Em um continente com cerca de 1,3 bilhão de pessoas, há 137 mortes, que representam 0,4% do total das vítimas de Covid no mundo. Mas os números não significam que o cenário africano seja favorável.
"Nós sensibilizamos a população à noção de distanciamento social. Um comitê de resposta foi criado. As províncias também estão se organizando, e células de crise estão sendo criadas em todos os lugares. É preciso agir rápido se quisermos evitar uma hecatombe", disse, referindo-se às medidas adotadas em seu país natal, a República Democrática do Congo. Até o dia 30, o país tinha 8 mortes por Covid-19 reportadas à OMS.
Para Mukwege, a África "claramente não tem meios de enfrentar a praga" da Covid-19. "Alguns países são mais afetados que outros, notadamente a África do Sul, com mais de 400 casos, Argélia, com 230 casos, Marrocos, com 143 casos, Senegal, com 79 casos. A doença está, portanto, progredindo extremamente rápido e estou muito preocupado", declarou o médico congolês.

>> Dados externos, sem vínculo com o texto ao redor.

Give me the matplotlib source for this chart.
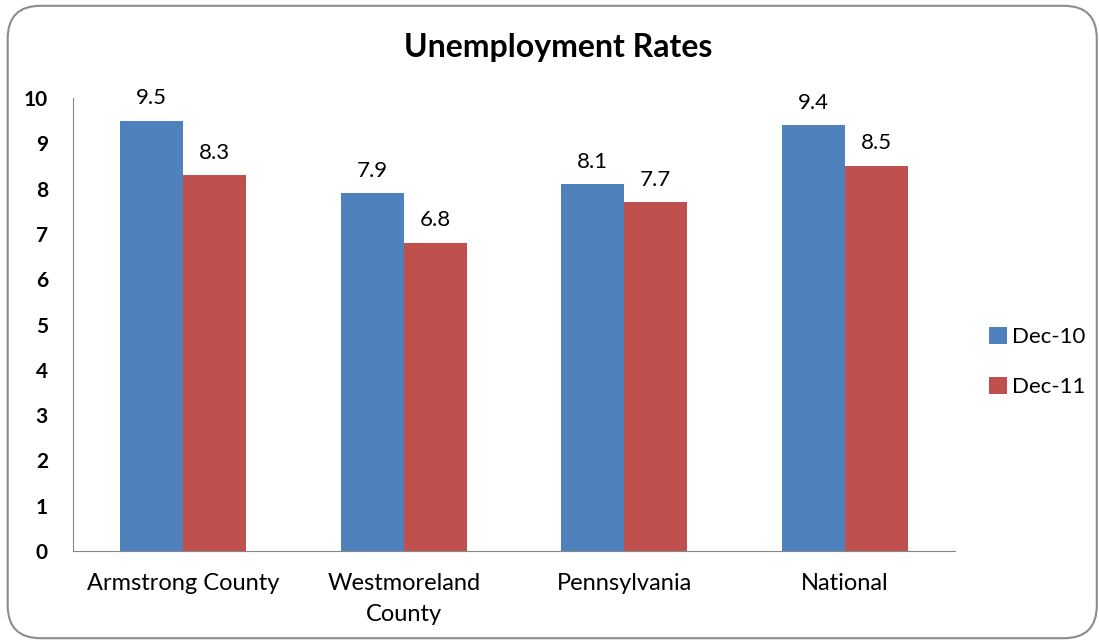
import matplotlib
matplotlib.use("Agg")
import matplotlib.pyplot as plt
from matplotlib.patches import FancyBboxPatch
import numpy as np

categories = ["Armstrong County", "Westmoreland\nCounty", "Pennsylvania", "National"]
dec10 = [9.5, 7.9, 8.1, 9.4]
dec11 = [8.3, 6.8, 7.7, 8.5]
series_names = ["Dec-10", "Dec-11"]
yticks = list(range(0, 11))

plt.rcParams['font.family'] = ['Lato', 'DejaVu Sans']

fig = plt.figure(figsize=(10.99, 6.44), dpi=100)
border = FancyBboxPatch((0.007, 0.009), 0.991, 0.982, boxstyle="round,pad=0,rounding_size=0.03",
                        transform=fig.transFigure, facecolor='none', edgecolor='#8c8c8c',
                        linewidth=1.5, mutation_aspect=1.7, zorder=-1)
fig.patches.append(border)

ax = fig.add_axes([0.0664, 0.1444, 0.8026, 0.7034])
ax.patch.set_alpha(0)
x = np.arange(len(categories))
w = 0.285
b1 = ax.bar(x - w/2, dec10, w, color='#4F81BD', label=series_names[0])
b2 = ax.bar(x + w/2, dec11, w, color='#C0504D', label=series_names[1])
for bars, vals in ((b1, dec10), (b2, dec11)):
    for r, v in zip(bars, vals):
        ax.annotate(f"{v}", (r.get_x() + r.get_width()/2, v), xytext=(0, 9),
                    textcoords='offset points', ha='center', va='bottom', fontsize=16)

ax.set_xlim(-0.5, len(categories) - 0.5)
ax.set_ylim(0, 10)
ax.set_yticks(yticks)
ax.set_yticklabels([str(t) for t in yticks], fontsize=15, fontweight='bold')
ax.set_xticks(x)
ax.set_xticklabels(categories, fontsize=17, linespacing=1.55)
for s in ('top', 'right'):
    ax.spines[s].set_visible(False)
for s in ('left', 'bottom'):
    ax.spines[s].set_color('#868686')
ax.tick_params(axis='both', length=0)
ax.tick_params(axis='y', pad=18)
ax.tick_params(axis='x', pad=16)

fig.text(0.508, 0.927, "Unemployment Rates", ha='center', va='center', fontsize=23, fontweight='bold')

fig.legend(handles=[b1, b2], labels=series_names, loc='center left', bbox_to_anchor=(0.900, 0.438),
           frameon=False, fontsize=16, handlelength=0.8, handleheight=0.8, handletextpad=0.25,
           labelspacing=1.35, borderaxespad=0, borderpad=0)

fig.savefig("out.png", dpi=100)
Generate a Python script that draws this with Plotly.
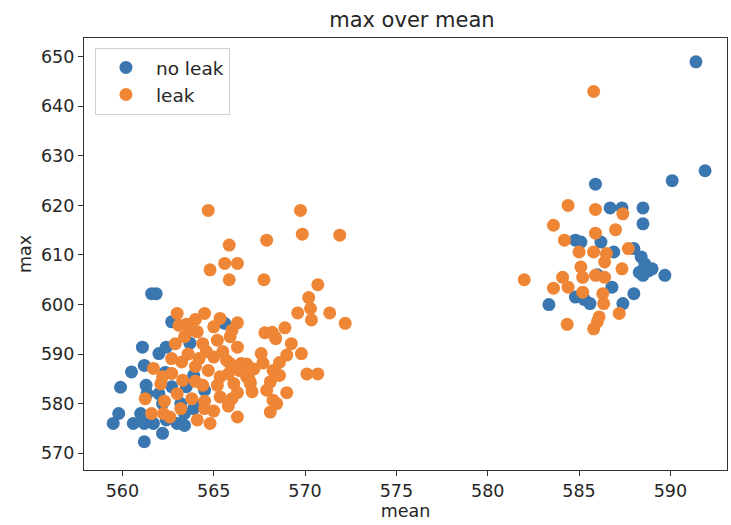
import plotly.graph_objects as go

# ---- data: "no leak" (mean, max) ----
noleak_mean = [561.6, 561.85, 562.7, 561.1, 562.0, 562.4, 560.5, 561.2, 559.9, 561.3,
               559.8, 559.5, 560.6, 561.0, 561.2, 561.35, 562.0, 562.2, 561.2, 562.2,
               561.7, 563.0, 562.4, 563.2, 562.7, 563.5, 563.4, 562.35, 564.5, 564.0,
               563.4, 563.7, 563.9, 565.6, 563.9,
               591.4, 591.9, 590.1, 585.9, 586.7, 587.35, 588.5, 588.5, 584.8, 585.1,
               586.2, 586.9, 588.0, 588.4, 588.6, 589.0, 588.5, 589.7, 588.3, 588.8,
               586.8, 588.0, 584.8, 583.35, 585.6, 587.4, 585.3, 586.0]
noleak_max = [602.2, 602.2, 596.5, 591.4, 590.1, 591.4, 586.4, 587.7, 583.3, 583.7,
              578.0, 576.0, 576.0, 578.0, 576.0, 582.0, 582.0, 580.0, 572.3, 574.0,
              576.0, 576.0, 576.7, 580.0, 583.4, 583.4, 578.0, 586.3, 582.7, 579.7,
              575.6, 592.2, 585.7, 596.2, 579.0,
              649.0, 627.0, 625.0, 624.3, 619.5, 619.5, 619.5, 616.3, 613.0, 612.6,
              612.6, 610.6, 611.3, 609.6, 608.2, 607.2, 605.9, 605.9, 606.5, 606.8,
              603.5, 602.2, 601.5, 600.0, 600.2, 600.2, 601.0, 606.0]

# ---- data: "leak" (mean, max) ----
leak_mean = [564.7, 569.75, 569.85, 571.9, 565.85, 567.9, 564.8, 565.6, 566.3, 565.85,
             567.75, 570.7, 570.2, 570.3, 569.6, 570.35, 571.35, 572.2, 564.5, 565.35,
             566.3, 568.9, 567.8, 568.2, 568.35, 568.4, 569.25, 569.8, 569.0, 567.6,
             567.7, 568.6, 570.1, 570.7, 568.25, 568.4, 568.6, 568.1, 567.9, 569.0,
             568.45, 568.25, 568.1, 567.1, 566.3, 566.9, 566.5, 565.9,
             564.1, 564.4, 565.2, 565.9, 566.3, 564.2, 565.0, 565.7, 564.7, 565.35,
             566.1, 566.4, 566.8, 567.0, 564.4, 565.2, 566.1, 567.0, 564.8, 566.3,
             564.1, 564.5, 565.35, 561.25, 561.6, 562.25, 562.6, 562.1, 563.0, 563.0,
             563.1, 562.9, 563.4, 562.7, 563.25, 561.7, 562.2, 562.7, 563.3, 563.5,
             564.0, 563.7, 564.6, 565.0, 566.0, 564.0, 565.5, 563.8, 564.5, 565.0,
             565.8, 566.0, 564.0, 565.8, 563.6, 566.8, 567.2, 562.3, 563.2,
             585.8, 584.4, 585.9, 587.4, 583.6, 587.0, 585.9, 584.2, 585.0, 585.8,
             586.5, 587.7, 586.4, 585.1, 587.35, 585.9, 586.4, 585.2, 584.1, 582.0,
             583.6, 584.4, 585.2, 586.3, 586.35, 587.2, 586.1, 584.35, 585.8, 586.0]
leak_max = [619.0, 619.0, 614.2, 614.0, 612.0, 613.0, 607.0, 608.3, 608.3, 605.0,
            605.0, 604.0, 601.4, 599.2, 598.3, 596.9, 598.3, 596.2, 598.2, 597.2,
            596.3, 595.3, 594.3, 594.4, 593.5, 593.1, 592.1, 590.1, 589.8, 590.1,
            588.2, 588.3, 586.0, 586.0, 586.7, 586.1, 585.7, 584.4, 582.7, 582.2,
            580.0, 580.7, 578.3, 582.4, 582.2, 585.4, 588.1, 588.1,
            594.5, 592.1, 592.8, 593.5, 591.4, 589.1, 589.4, 588.75, 586.7, 585.4,
            587.4, 586.7, 585.4, 584.05, 583.7, 583.7, 584.05, 584.4, 576.0, 577.3,
            576.7, 579.0, 581.35, 581.0, 578.0, 578.0, 577.3, 584.0, 582.0, 598.2,
            595.8, 592.1, 593.5, 589.1, 588.4, 587.1, 585.4, 586.1, 584.7, 596.0,
            597.0, 594.8, 590.5, 595.5, 594.8, 587.5, 590.5, 581.0, 580.5, 578.5,
            579.5, 581.0, 584.5, 586.0, 590.0, 588.0, 587.0, 580.5, 579.0,
            643.0, 620.0, 619.2, 618.3, 616.0, 615.1, 614.4, 613.0, 610.6, 610.6,
            610.3, 611.3, 608.6, 607.6, 607.2, 605.9, 605.5, 605.5, 605.5, 605.0,
            603.3, 603.5, 602.5, 602.2, 600.2, 598.2, 597.5, 596.0, 595.1, 596.5]

x_ticks = [560, 565, 570, 575, 580, 585, 590]
y_ticks = [570, 580, 590, 600, 610, 620, 630, 640, 650]

BLUE = "#3a76af"
ORANGE = "#ef8636"
FONT = "DejaVu Sans"
TXT = "#262626"

fig = go.Figure()
fig.add_trace(go.Scatter(x=noleak_mean, y=noleak_max, mode="markers", name="no leak",
                         marker=dict(color=BLUE, size=13, line=dict(width=0))))
fig.add_trace(go.Scatter(x=leak_mean, y=leak_max, mode="markers", name="leak",
                         marker=dict(color=ORANGE, size=13, line=dict(width=0))))

axis_common = dict(showline=True, linecolor="#333", linewidth=1.2, mirror=True,
                   ticks="outside", ticklen=5, tickcolor="#333", showgrid=False,
                   zeroline=False, automargin=False,
                   tickfont=dict(family=FONT, size=17.5, color=TXT))

fig.update_layout(
    width=731, height=525,
    margin=dict(l=84, r=4, t=38, b=55),
    paper_bgcolor="white", plot_bgcolor="white",
    title=dict(text="max over mean", xref="paper", x=0.51, xanchor="center",
               y=0.962, yanchor="middle",
               font=dict(family=FONT, size=21, color=TXT)),
    xaxis=dict(range=[557.9, 593.1], tickvals=x_ticks,
               title=dict(text="mean", font=dict(family=FONT, size=17.5, color=TXT), standoff=4),
               **axis_common),
    yaxis=dict(range=[566.6, 653.8], tickvals=y_ticks,
               title=dict(text="max", font=dict(family=FONT, size=17.5, color=TXT), standoff=4),
               **axis_common),
    legend=dict(x=0.017, y=0.977, xanchor="left", yanchor="top",
                bgcolor="white", bordercolor="#d0d0d0", borderwidth=1,
                font=dict(family=FONT, size=18.5, color=TXT),
                itemwidth=50, tracegroupgap=8),
    showlegend=True,
)

fig.write_html("out.html",
               config={"displayModeBar": False},
               post_script="document.body.style.margin='0';document.body.style.overflow='hidden';")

"A África do Sul, Joanesburgo, tem um hospital, que é o maior, e, se eu achava que o pronto-socorro brasileiro era lotado, eu descobri que não é, perto do que é aquilo", relata Paulo Lotufo. "E não são [hospitais] descentralizados, são vários hospitais grandes, a chance de contaminação é grande. A África do Sul torna o Brasil um exemplo de igualdade social", afirma o epidemiologista.
Mas as restrições também adotadas em vários outros países africanos – inclusive em alguns que nem registraram casos, como Serra Leoa e Malaui –, se tornam difíceis em lugares com pouca infraestrutura. Moçambique, por exemplo, ainda se recupera do ciclone Idai, um ano depois. Outro fator pode agravar a situação africana é a alta incidência de outras doenças infecciosas, como tuberculose e HIV.
"A África tem necessidade urgente de kits, máscaras, ventiladores [mecânicos], equipamentos de proteção para profissionais de saúde", alertou. "Ainda podemos evitar o pior na África, mas, sem uma mobilização massiva, teremos milhões e milhões de pessoas contaminadas, o que significa milhões de mortes", alertou.
A Covid-19 demorou certo tempo para se espalhar em todas as regiões da África. O primeiro caso foi registrado no Egito, no norte, em 15 de fevereiro. Na África do Sul, o primeiro caso foi registrado somente no dia 6 de março. Outros países, como Guiné-Bissau e Mali, só reportaram o primeiro caso à OMS no dia 26.
“Lugares que têm casos há mais tempo têm pessoas mais doentes, mais hospitalizadas, em estado grave, que vão ter ‘tempo de morrer’. Considerando o tempo de incubação, de 7 a 10 dias, que a pessoa vai pro hospital, fica um tempo internada na enfermaria, vai para a UTI – é um tempo prolongado, de 15 a 20 dias. Isso não é novidade, a gente já viu em outras equações”, afirma.
"Vão tendo outros casos de Covid-19 que estão com outro diagnóstico: um que já estava velhinho, infartou, teve AVC, aí você vai ver e foi Covid. Quem está na linha de frente – a OMS, as secretarias, o Ministério da Saúde – está fazendo o melhor possível nessa situação. Hoje, não temos por que discutir isso. Somente daqui a um, dois anos, a gente vai ver qual é o real impacto, ao olhar a curva histórica e ver se houve um aumento da mortalidade geral [no mundo]", explica.